EXERCISE
Write each line of the material exactly as given, from the top through the line that contains "const rightTicks = [0, 50, 100, 150, 200];", and omit all pictures.
* Start DATA SECTION *
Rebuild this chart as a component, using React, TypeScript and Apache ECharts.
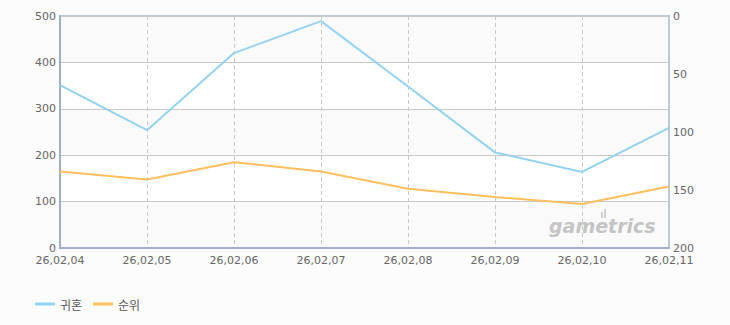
import React, { useEffect, useRef } from "react";
import * as echarts from "echarts";

const categories = ["26,02,04", "26,02,05", "26,02,06", "26,02,07", "26,02,08", "26,02,09", "26,02,10", "26,02,11"];
const guihonValues = [351, 254, 420, 489, 348, 206, 164, 259];
const rankValues = [134, 141, 126, 134, 149, 156, 162, 147];
const leftTicks = [0, 100, 200, 300, 400, 500];
const rightTicks = [0, 50, 100, 150, 200];

export default function App() {
  const ref = useRef<HTMLDivElement>(null);
  useEffect(() => {
    if (!ref.current) return;
    const chart = echarts.init(ref.current, null, { renderer: "svg" });
    const font = "DejaVu Sans";
    chart.setOption({
      animation: false,
      backgroundColor: "#fcfcfc",
      textStyle: { fontFamily: font },
      grid: {
        left: 60,
        right: 61,
        top: 16,
        bottom: 77,
        show: true,
        backgroundColor: "#fbfbfb",
        borderColor: "#b8cadc",
        borderWidth: 2,
      },
      legend: {
        left: 30,
        top: 293,
        itemWidth: 20,
        itemHeight: 3,
        itemGap: 11,
        icon: "rect",
        textStyle: { color: "#555", fontSize: 12, fontFamily: "Noto Sans CJK KR", padding: [0, 0, 0, 0] },
        data: ["귀혼", "순위"],
      },
      xAxis: {
        type: "category",
        data: categories,
        boundaryGap: false,
        axisLine: { lineStyle: { color: "#9fb0c6", width: 2 } },
        axisTick: { show: false },
        axisLabel: { color: "#666", fontSize: 11, margin: 7, interval: 0 },
        splitLine: { show: true, lineStyle: { color: "#c8c8c8", type: [4, 3], width: 1 } },
      },
      yAxis: [
        {
          type: "value",
          min: leftTicks[0],
          max: leftTicks[leftTicks.length - 1],
          interval: 100,
          axisLine: { show: true, lineStyle: { color: "#9fb0c6", width: 2 } },
          axisTick: { show: false },
          axisLabel: { color: "#666", fontSize: 11, margin: 4 },
          splitLine: { lineStyle: { color: "#c8c8c8", width: 1 } },
          splitArea: { show: true, areaStyle: { color: ["#fafafa", "#ffffff"] } },
        },
        {
          type: "value",
          inverse: true,
          min: rightTicks[0],
          max: rightTicks[rightTicks.length - 1],
          interval: 50,
          position: "right",
          axisLine: { show: true, lineStyle: { color: "#b8cadc", width: 2 } },
          axisTick: { show: false },
          axisLabel: { color: "#666", fontSize: 11, margin: 4 },
          splitLine: { show: false },
        },
      ],
      graphic: [
        {
          type: "text",
          left: 549,
          top: 216,
          z: 1,
          style: {
            text: "gametrics",
            fill: "#c4c4c4",
            font: "italic bold 19px 'DejaVu Sans'",
          },
        },
        { type: "rect", left: 601, top: 212, shape: { width: 2, height: 6 }, style: { fill: "#d0d0d0" }, z: 1 },
        { type: "rect", left: 604, top: 209, shape: { width: 2, height: 9 }, style: { fill: "#d0d0d0" }, z: 1 },
      ],
      series: [
        {
          name: "귀혼",
          type: "line",
          data: guihonValues,
          yAxisIndex: 0,
          symbol: "none",
          color: "#94d2f2",
          lineStyle: { width: 2, color: "#94d2f2" },
          z: 3,
        },
        {
          name: "순위",
          type: "line",
          data: rankValues,
          yAxisIndex: 1,
          symbol: "none",
          color: "#ffbf5e",
          lineStyle: { width: 2, color: "#ffbf5e" },
          z: 3,
        },
      ],
    });
    return () => chart.dispose();
  }, []);
  return <div ref={ref} style={{ width: 730, height: 325, position: "absolute", left: 0, top: 0 }} />;
}
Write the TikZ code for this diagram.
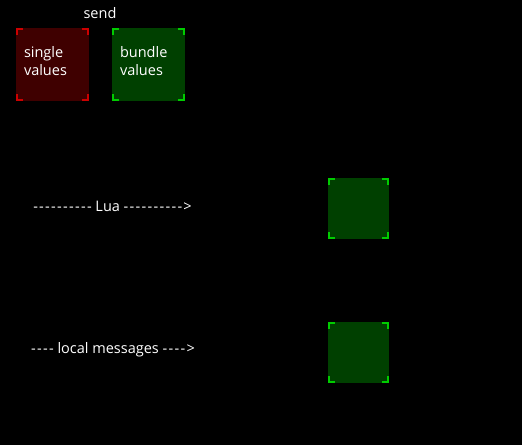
\documentclass[tikz,border=0pt]{standalone}
\usepackage{fontspec}
\setmainfont{Open Sans}[Ligatures=TeXOff]
\definecolor{redfill}{HTML}{3F0000}
\definecolor{redmark}{HTML}{CC0000}
\definecolor{greenfill}{HTML}{004000}
\definecolor{greenmark}{HTML}{00CC00}
\newcommand{\corners}[2]{%
  \draw[#2,line width=2pt]
    ([xshift=1pt,yshift=-7pt]#1.north west) |- ++(6pt,6pt)
    ([xshift=-1pt,yshift=-7pt]#1.north east) |- ++(-6pt,6pt)
    ([xshift=1pt,yshift=7pt]#1.south west) |- ++(6pt,-6pt)
    ([xshift=-1pt,yshift=7pt]#1.south east) |- ++(-6pt,-6pt);}
\newcommand{\wide}[1]{{\addfontfeature{LetterSpace=9}#1}}
\tikzset{
  box/.style={minimum width=#1, minimum height=#1, inner sep=0pt},
  redbox/.style={box=73pt, fill=redfill},
  greenbox/.style={box=#1, fill=greenfill},
  boxtext/.style={text=white, text width=57pt, align=left, font=\fontsize{14.5}{18}\selectfont},
  label/.style={text=white, inner sep=0pt, font=\fontsize{14.5}{18}\selectfont}
}
\begin{document}
\begin{tikzpicture}[x=1pt,y=-1pt]
  \fill[black] (0,0) rectangle (522,445);
  \node[label] (send) at (100,13) {send};
  \node[redbox] (single) at (52.5,64.5) {};
  \node[greenbox=73pt] (bundle) at (148.5,64.5) {};
  \node[greenbox=61pt] (lua) at (358.5,208.5) {};
  \node[greenbox=61pt] (local) at (358.5,352.5) {};
  \node[boxtext] (singletext) at ([yshift=3pt]single) {single\\values};
  \node[boxtext] (bundletext) at ([yshift=3pt]bundle) {bundle\\values};
  \node[label] (luaarrow) at (112.5,206) {\wide{----------} Lua \wide{---------->}};
  \node[label] (localarrow) at (113,350) {\wide{----} local messages \wide{---->}};
  \corners{single}{redmark}
  \corners{bundle}{greenmark}
  \corners{lua}{greenmark}
  \corners{local}{greenmark}
\end{tikzpicture}
\end{document}
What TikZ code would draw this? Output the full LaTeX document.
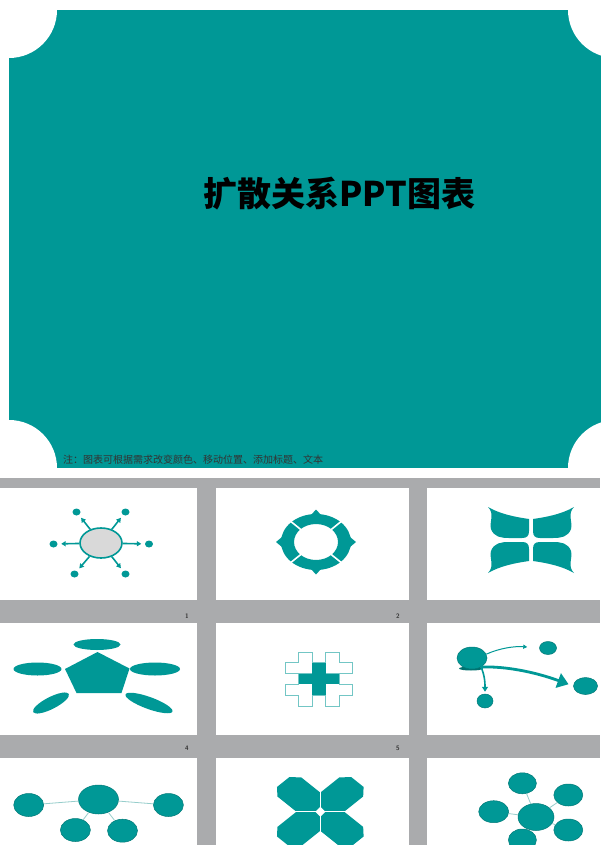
\documentclass[tikz,border=0pt]{standalone}
\usepackage{fontspec}
\newfontfamily\cjk{Noto Sans CJK SC}
\usetikzlibrary{arrows.meta,shapes.geometric}

\definecolor{cover}{RGB}{0,152,150}
\definecolor{band}{RGB}{170,171,173}
\definecolor{hubgrey}{RGB}{217,217,217}
\definecolor{twig}{RGB}{150,205,203}

\tikzset{
  dot/.style={ellipse,fill=cover,inner sep=0pt,minimum width=8pt,minimum height=7pt},
  spoke/.style={draw=cover,line width=1.6pt,-{Triangle[length=4.5pt,width=5pt]},shorten >=3.5pt},
  ball/.style={ellipse,fill=cover,draw=cover!80!black,line width=0.5pt,inner sep=0pt},
  twigline/.style={draw=twig,line width=0.8pt},
  crossline/.style={draw=cover!55,line width=0.8pt,fill=white},
  numlabel/.style={font=\sffamily\bfseries\fontsize{6.5}{7}\selectfont,text=black!80}
}

\begin{document}
\begin{tikzpicture}[x=1pt,y=-1pt]
\useasboundingbox (0,0) rectangle (600,845);
\fill[white] (0,0) rectangle (600,845);

% The teal cover with its four cut corners
\fill[cover] (9,10) rectangle (616,468);
\foreach \cx/\cy in {9/10,616/10,9/468,616/468}
  \fill[white] (\cx,\cy) circle (48);

% Title and note
\node[font=\cjk\bfseries\fontsize{34}{40}\selectfont] (title) at (339,194) {扩散关系PPT图表};
\node[font=\cjk\fontsize{10}{11}\selectfont,text=black!80,anchor=west,inner sep=0pt] (note) at (63,460)
  {注：图表可根据需求改变颜色、移动位置、添加标题、文本};

% The grey band and the white panels
\fill[band] (0,478) rectangle (600,845);
\foreach \ya/\yb in {488/600,623/735,758/845}
  \foreach \xa/\xb in {0/197,216/409,427/600}
    \fill[white] (\xa,\ya) rectangle (\xb,\yb);
\node[numlabel] (n1) at (187,616) {1};
\node[numlabel] (n2) at (398,616) {2};
\node[numlabel] (n4) at (187,748) {4};
\node[numlabel] (n5) at (398,748) {5};

% Panel 1: hub with six arrows
\node[ellipse,draw=cover,line width=1.6pt,fill=hubgrey,minimum width=42pt,minimum height=30pt,inner sep=0pt] (h) at (101,543) {};
\foreach \name/\pos in {d1/{53.5,544},d2/{149,544},d3/{76.5,512},d4/{125.5,512},d5/{74.5,574},d6/{125.5,574}}
{
  \node[dot] (\name) at (\pos) {};
  \draw[spoke] (h) -- (\name);
}

% Panel 2: ring with four spikes
\fill[cover,even odd rule] (316,542) ellipse [x radius=35,y radius=28]
  (316,542) ellipse [x radius=22,y radius=18];
\fill[cover] (311,515) -- (316,509.5) -- (321,515) -- cycle;
\fill[cover] (311,569) -- (316,574.5) -- (321,569) -- cycle;
\fill[cover] (282,537) -- (276,542) -- (282,547) -- cycle;
\fill[cover] (350,537) -- (356,542) -- (350,547) -- cycle;
\foreach \sx/\sy in {1/1,1/-1,-1/1,-1/-1}
  \draw[white,line width=1.6pt] (316+\sx*14,542+\sy*11.5) -- (316+\sx*27,542+\sy*22);

% Panel 3: four leaves
\foreach \sx/\sy in {1/1,-1/1,1/-1,-1/-1}
  \fill[cover,shift={(531,540)},xscale=\sx,yscale=\sy]
    (2,-9) -- (2,-21) .. controls (16,-23) and (31,-26) .. (43,-33)
    .. controls (36,-26) and (42,-18) .. (40,-11)
    .. controls (37,-3) and (30,-2) .. (22,-2) -- (9,-2)
    .. controls (4,-2) and (2,-4) .. cycle;

% Panel 4: pentagon and petals
\fill[cover] (97.5,652) -- (129.5,668.5) -- (121.5,693) -- (76.5,693) -- (65,669) -- cycle;
\fill[cover] (97,644.5) ellipse [x radius=23.5,y radius=5.5];
\fill[cover] (37.5,669) ellipse [x radius=24,y radius=6.5];
\fill[cover] (155,669) ellipse [x radius=25,y radius=6.5];
\fill[cover,rotate around={27:(51,703)}] (51,703) ellipse [x radius=20,y radius=6];
\fill[cover,rotate around={-20:(149,703)}] (149,703) ellipse [x radius=25,y radius=6];

% Panel 5: outlined crosses round a solid plus
\foreach \cx/\cy in {305.25/668.2,332.25/668.2,305.25/689.8,332.25/689.8}
  \draw[crossline] (\cx-6.75,\cy-16.2) -- ++(13.5,0) -- ++(0,10.8) -- ++(13.5,0) -- ++(0,10.8)
    -- ++(-13.5,0) -- ++(0,10.8) -- ++(-13.5,0) -- ++(0,-10.8) -- ++(-13.5,0) -- ++(0,-10.8)
    -- ++(13.5,0) -- cycle;
\fill[cover] (312,662.8) rectangle (325.5,695.2);
\fill[cover] (298.5,673.6) rectangle (339,684.4);

% Panel 6: one source, three arrows
\fill[cover!75!black] (471,668.5) ellipse [x radius=12,y radius=2];
\node[ball,minimum width=30pt,minimum height=22pt] (s) at (472,658) {};
\node[ball,minimum width=17pt,minimum height=13pt] (s1) at (548,648) {};
\node[ball,minimum width=16pt,minimum height=14pt] (s2) at (485,701) {};
\node[ball,minimum width=24pt,minimum height=17pt] (s3) at (585.5,686) {};
\draw[cover,line width=1pt,-{Triangle[length=4pt,width=4pt]},shorten >=12pt]
  (s.15) .. controls (500,648) and (515,646) .. (s1.west);
\draw[cover,line width=2.8pt,-{Triangle[length=11pt,width=15pt]},shorten >=5pt]
  (s.-45) .. controls (505,666) and (535,672) .. (s3.west);
\draw[cover,line width=1.6pt,-{Triangle[length=5pt,width=6pt]},shorten >=2pt]
  (s.-45) .. controls (485,676) and (485,684) .. (s2.north);

% Panel 7: tree of five balls
\node[ball,minimum width=40pt,minimum height=29pt] (t) at (98.5,799.5) {};
\node[ball,minimum width=30pt,minimum height=23pt] (t1) at (28.7,805) {};
\node[ball,minimum width=30pt,minimum height=23pt] (t2) at (168.4,805) {};
\node[ball,minimum width=30pt,minimum height=23pt] (t3) at (75.4,830) {};
\node[ball,minimum width=30pt,minimum height=23pt] (t4) at (122.5,830.7) {};
\foreach \leaf in {t1,t2,t3,t4}
  \draw[twigline] (t) -- (\leaf);

% Panel 8: four chamfered arms
\begin{scope}[shift={(320.3,811.7)},xscale=1.25]
  \foreach \ang in {45,135}
    \fill[cover,rotate=\ang] (-42,7) -- (-35,13.5) -- (35,13.5) -- (42,7) -- (42,-7) -- (35,-13.5)
      -- (-35,-13.5) -- (-42,-7) -- cycle;
  \draw[white,line width=0.9pt] (-40,0) -- (40,0) (0,-40) -- (0,40);
  \fill[white] (-4,0) -- (0,-5) -- (4,0) -- (0,5) -- cycle;
\end{scope}

% Panel 9: core with five satellites
\node[ball,minimum width=36pt,minimum height=27pt] (c) at (536,817) {};
\node[ball,minimum width=28pt,minimum height=21pt] (c1) at (522.4,783.3) {};
\node[ball,minimum width=29pt,minimum height=22pt] (c2) at (568.3,795) {};
\node[ball,minimum width=30pt,minimum height=22pt] (c3) at (493.7,811.7) {};
\node[ball,minimum width=29pt,minimum height=22pt] (c4) at (568.3,830) {};
\node[ball,minimum width=28pt,minimum height=22pt] (c5) at (522.4,840) {};
\foreach \sat in {c1,c2,c3,c4,c5}
  \draw[twigline] (c) -- (\sat);

\end{tikzpicture}
\end{document}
* End DATA SECTION *
FULL ANSWER
Rebuild this chart as a component, using React, TypeScript and Apache ECharts.
import React, { useEffect, useRef } from "react";
import * as echarts from "echarts";

const categories = ["26,02,04", "26,02,05", "26,02,06", "26,02,07", "26,02,08", "26,02,09", "26,02,10", "26,02,11"];
const guihonValues = [351, 254, 420, 489, 348, 206, 164, 259];
const rankValues = [134, 141, 126, 134, 149, 156, 162, 147];
const leftTicks = [0, 100, 200, 300, 400, 500];
const rightTicks = [0, 50, 100, 150, 200];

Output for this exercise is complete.